I've noticed something exceptionally stupid:
djb2 hash function.
http://www.cse.yorku.ca/~oz/hash.html
unsigned long
hash(unsigned char *str)
{
unsigned long hash = 5381;
int c;
while (c = *str++)
hash = ((hash << 5) + hash) + c; /* hash * 33 + c */
return hash;
}
and more popular version which has
hash = ((hash << 5) + hash) ^ c;
(The latter one is more prevalent. There was a topcoder match about finding collisions in latter one.)
The function itself is not all that stupid.
What's stupid is that if you search for djb2 on google, you see all sorts of people 'personally recommending' it as best and fastest simple hash, people trying to explain why it is good (when the answer is: it is NOT good), people wondering why 5381 is better (it's not), people tracking the history of this "excellent" function, naive people whom trust this sort of advice using it in various software (ruby's hash tables?), etc. All in all people presuming that 5381 and 33 got some special significance and are much better than e.g. 0 and 31.
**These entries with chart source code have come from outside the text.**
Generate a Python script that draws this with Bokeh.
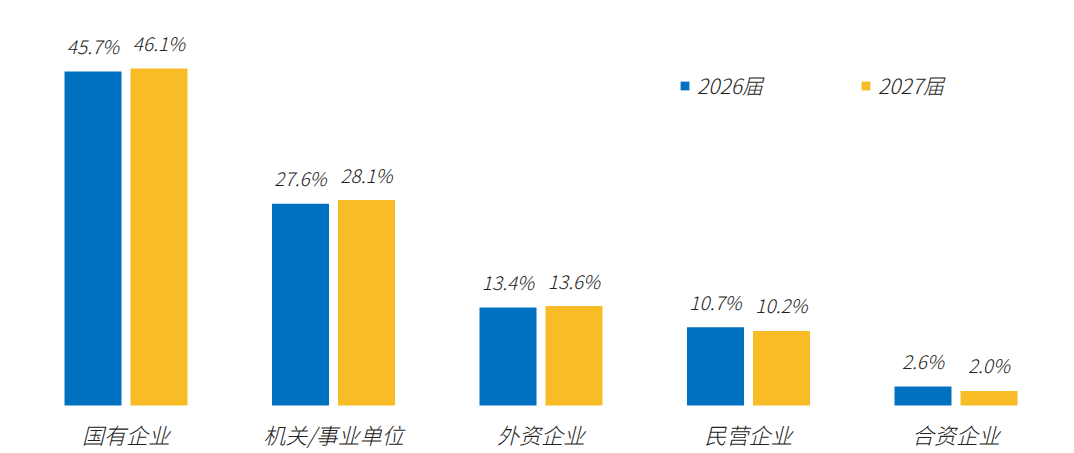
from bokeh.plotting import figure
from bokeh.models import Range1d, ColumnDataSource, Legend, LegendItem
from bokeh.core.properties import value
from bokeh.embed import file_html
from bokeh.resources import INLINE

categories = ["国有企业", "机关/事业单位", "外资企业", "民营企业", "合资企业"]
series_names = ["2026届", "2027届"]
values_2026 = [45.7, 27.6, 13.4, 10.7, 2.6]
values_2027 = [46.1, 28.1, 13.6, 10.2, 2.0]
colors = ["#0070C0", "#F8BC26"]

FONT = "Noto Sans CJK SC Light"
W, H = 1058, 453
px_per_x = 207.5
x0 = -125.5 / px_per_x
px_per_y = 7.31
base = 405
y_top = base / px_per_y
y_bot = -(H - base) / px_per_y

p = figure(width=W, height=H, output_backend="svg", toolbar_location=None,
           x_range=Range1d(x0, x0 + W / px_per_x), y_range=Range1d(y_bot, y_top),
           min_border=0)
p.axis.visible = False
p.grid.visible = False
p.outline_line_color = None
p.background_fill_color = "white"
p.border_fill_color = "white"

idx = list(range(len(categories)))
off = 33 / px_per_x
bw = 57 / px_per_x
renderers = []
for k, vals in enumerate([values_2026, values_2027]):
    xs = [i + (-off if k == 0 else off) for i in idx]
    src = ColumnDataSource(dict(x=xs, top=vals, lab=[f"{v:.1f}%" for v in vals]))
    r = p.vbar(x="x", top="top", bottom=0, width=bw, source=src,
               fill_color=colors[k], line_color=None)
    renderers.append(r)
    p.text(x="x", y="top", text="lab", source=src, text_align="center",
           text_baseline="middle", y_offset=-26, text_font=value(FONT),
           text_font_size="19px", text_font_style="italic", text_color="#222222")

csrc = ColumnDataSource(dict(x=idx, y=[0] * len(idx), t=categories))
p.text(x="x", y="y", text="t", source=csrc, text_align="center",
       text_baseline="middle", y_offset=28, text_font=value(FONT),
       text_font_size="22px", text_font_style="italic", text_color="#222222")

legend = Legend(items=[LegendItem(label=series_names[k], renderers=[renderers[k]]) for k in range(2)],
                orientation="horizontal", location=(679, H - 100),
                glyph_width=11, glyph_height=11, label_standoff=7, spacing=97,
                padding=0, margin=0, border_line_color=None, background_fill_alpha=0,
                label_text_font=FONT, label_text_font_size="21px",
                label_text_font_style="italic", label_text_color="#222222")
p.add_layout(legend, "center")

open("out.html", "w").write(file_html(p, INLINE))
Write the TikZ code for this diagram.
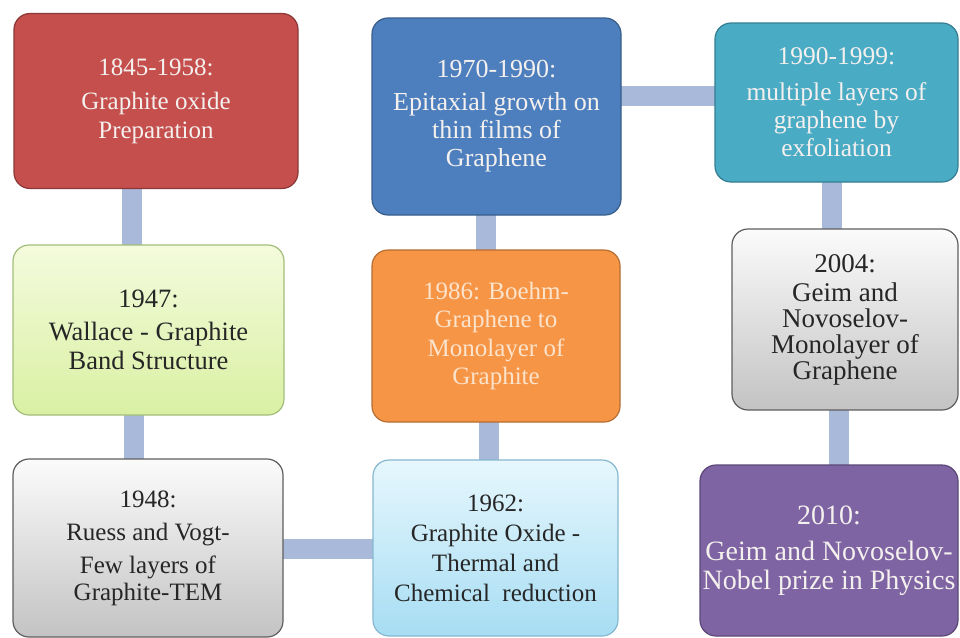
\documentclass[tikz,border=0pt]{standalone}
\usepackage{fontspec}
\setmainfont{Liberation Serif}
\usetikzlibrary{backgrounds}
\definecolor{cRed}{HTML}{C44F4D}
\definecolor{cRedB}{HTML}{8C3836}
\definecolor{cBlue}{HTML}{4D7FBE}
\definecolor{cBlueB}{HTML}{385D8A}
\definecolor{cTeal}{HTML}{4AABC5}
\definecolor{cTealB}{HTML}{357D91}
\definecolor{cOrange}{HTML}{F79546}
\definecolor{cOrangeB}{HTML}{B66D31}
\definecolor{cOrangeT}{HTML}{FBE3CC}
\definecolor{cPurple}{HTML}{7F64A3}
\definecolor{cPurpleB}{HTML}{5C4776}
\definecolor{cGreenT}{HTML}{F4FBDD}
\definecolor{cGreenBt}{HTML}{D9F0A3}
\definecolor{cGreenB}{HTML}{A3BE7A}
\definecolor{cGrayT}{HTML}{FBFBFB}
\definecolor{cGrayBt}{HTML}{C3C3C3}
\definecolor{cGrayB}{HTML}{5E5E5E}
\definecolor{cLBlueT}{HTML}{E6F7FD}
\definecolor{cLBlueBt}{HTML}{A7DDF3}
\definecolor{cLBlueB}{HTML}{86B8CF}
\definecolor{cConn}{HTML}{A8B9DA}
\definecolor{cText}{HTML}{F4F0EE}
\tikzset{
  evbox/.style={rectangle, rounded corners=16pt, line width=1.2pt, align=center,
    inner sep=0pt, font=\fontsize{25}{29}\selectfont},
  conn/.style={line width=20pt, cConn},
}
\begin{document}
\begin{tikzpicture}[x=1pt,y=-1pt]
\useasboundingbox (0,0) rectangle (960,637);
% boxes
\node[evbox, fill=cRed, draw=cRedB, text=cText, minimum width=284pt, minimum height=175pt] (b1) at (156,101)
  {1845-1958:\\[5pt]Graphite oxide\\Preparation};
\node[evbox, fill=cBlue, draw=cBlueB, text=cText, minimum width=249pt, minimum height=197pt, font=\fontsize{26}{28}\selectfont] (b2) at (496.5,116.5)
  {1970-1990:\\[5pt]Epitaxial growth on\\thin films of\\Graphene};
\node[evbox, fill=cTeal, draw=cTealB, text=cText, minimum width=243pt, minimum height=159pt, font=\fontsize{25.5}{28}\selectfont] (b3) at (836.5,102.5)
  {1990-1999:\\[8pt]multiple layers of\\graphene by\\exfoliation};
\node[evbox, top color=cGreenT, bottom color=cGreenBt, draw=cGreenB, text=black!85, minimum width=271pt, minimum height=170pt, font=\fontsize{26.5}{29}\selectfont] (b4) at (148.5,330)
  {1947:\\[4pt]Wallace - Graphite\\Band Structure};
\node[evbox, fill=cOrange, draw=cOrangeB, text=cOrangeT, minimum width=248pt, minimum height=172pt, font=\fontsize{25}{28.5}\selectfont] (b5) at (496,336)
  {1986: Boehm-\\Graphene to\\Monolayer of\\Graphite};
\node[evbox, top color=cGrayT, bottom color=cGrayBt, draw=cGrayB, text=black!85, minimum width=226pt, minimum height=181pt, font=\fontsize{27}{26}\selectfont] (b6) at (845,319.5)
  {2004:\\[3pt]Geim and\\Novoselov-\\Monolayer of\\Graphene};
\node[evbox, top color=cGrayT, bottom color=cGrayBt, draw=cGrayB, text=black!85, minimum width=270pt, minimum height=178pt, font=\fontsize{25}{33}\selectfont] (b7) at (148,548)
  {1948:\\Ruess and Vogt-\\Few layers of\\[-6pt]Graphite-TEM};
\node[evbox, top color=cLBlueT, bottom color=cLBlueBt, draw=cLBlueB, text=black!85, minimum width=245pt, minimum height=176pt, font=\fontsize{25}{30}\selectfont] (b8) at (495.5,548)
  {1962:\\Graphite Oxide -\\Thermal and\\Chemical\ \ reduction};
\node[evbox, fill=cPurple, draw=cPurpleB, text=cText, minimum width=258pt, minimum height=171pt, font=\fontsize{28}{29}\selectfont] (b9) at (829,550.5)
  {2010:\\[7pt]Geim and Novoselov-\\Nobel prize in Physics};
% connectors and background
\begin{scope}[on background layer]
\fill[white] (0,0) rectangle (960,637);
\draw[conn] (b1.center -| 132,0) -- (b4.center -| 132,0);
\draw[conn] (b4.center -| 134,0) -- (b7.center -| 134,0);
\draw[conn] (b7.center |- 0,549) -- (b8.center |- 0,549);
\draw[conn] (b8.center -| 489,0) -- (b5.center -| 489,0);
\draw[conn] (b5.center -| 486,0) -- (b2.center -| 486,0);
\draw[conn] (b2.center |- 0,96) -- (b3.center |- 0,96);
\draw[conn] (b3.center -| 832,0) -- (b6.center -| 832,0);
\draw[conn] (b6.center -| 839,0) -- (b9.center -| 839,0);
\end{scope}
\end{tikzpicture}
\end{document}
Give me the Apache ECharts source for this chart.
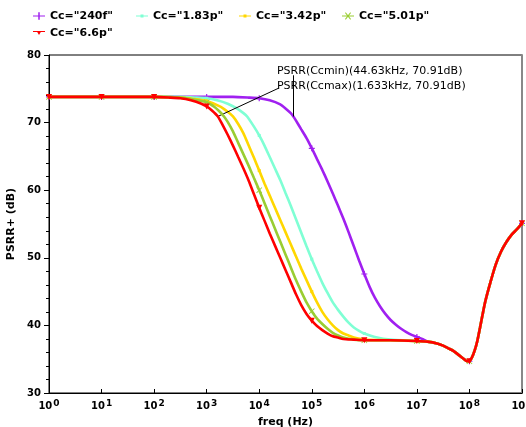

What is so stupid about it? For starters, even though the output of this function is 32 bits, not even for the 2 char ASCII strings do you have a guarantee for lack of collisions. In fact "SV" collides with "Pt", and "g5" collides with "as" [in the second version that uses xor], just to name two examples out of hundreds. Each character except first provides only about 5 bits because that's how much you get out with *33. That's not good. That's complete crap. From a 32-bit hash, you can expect to get no collisions at all between 2 character strings, especially restricted to lowercase or uppercase alphanumeric. Most primes work no worse; you can use 257 and then your function at least will not collide on 2-character strings (it will still be crap though, especially if you use parts of hash; this doesn't need to be a prime, only needs to be odd and you ought to run code to select best for hashing some real data like list of all file names if you want a good number, not look on the internet and judge by people's reputation). Furthermore, there are a lot of collisions between strings that differ by 2 characters, because 2 consecutive characters can be altered to keep same 'hash'. Got to give some credit though. In some very limited original usage (hash table of specific size, with specific key statistics, e.g. English words), which I do not know, and which you are highly unlikely to replicate, it may have been good. Or actually, not good. Merely not too bad.
What is the significance of 5381 ? Apart from low 8 bits of 5381*33 (in the variation which has xor instead of add), it is pretty much totally irrelevant to collision resistance, it is just multiplied by 33
n and added in. This function is pretty much as crap with start value of 5381 as with start value of 42 or 100 or 12345 - the only difference is that unexplained 5381 hints at some deep wisdom whereas 12345 does not.
Now the structure. The new version of that hash function has multiply and xor. This function sucks as much with xor as it does with addition, but with xor it looks better and harder to analyze than with addition.
Moral of the story:
Do not trust magical looking code. 99.9% of magical looking code out there is utter shit, only obfuscated enough that you can't immediately recognize that it is shit, and most of the time 'smart' looking constants are also really shitty choices or are at best random choices (at the VERY best, magical constants could have been selected for some very particular case which you know nothing about, by a method which you know nothing about, and are still most likely than not bad for whatever you want to do).
Do not trust internet advice or consensus either. Keep in mind that majority of acclaimed programming experts are expert only on one thing: persistent bullshitting to obtain 'expert' status and sell some books - they're totally mediocre programmers and software engineers (doesn't apply in this case 'cause qmail seems kind of good, but nonetheless).
Especially the old usenet celebrities. Not even if they have a wiki page about themselves, not even those whom somehow got PhD. Also, keep in mind that majority of people in 'consensus' are simply repeating each other, like parrots, and haven't devoted much brain time to thinking about the question.
This is why science does not and cannot function by reference to authority, but only by reference to argument, to actual reasons, and why if no reasons are given you shouldn't assume that any exist.
edit: also, don't even get me started on "fast". If you want fast, you'd better do 4 chars at once, on 32-bit machine.
edit: clarified on the version with + and version with ^, even though those have very similar properties.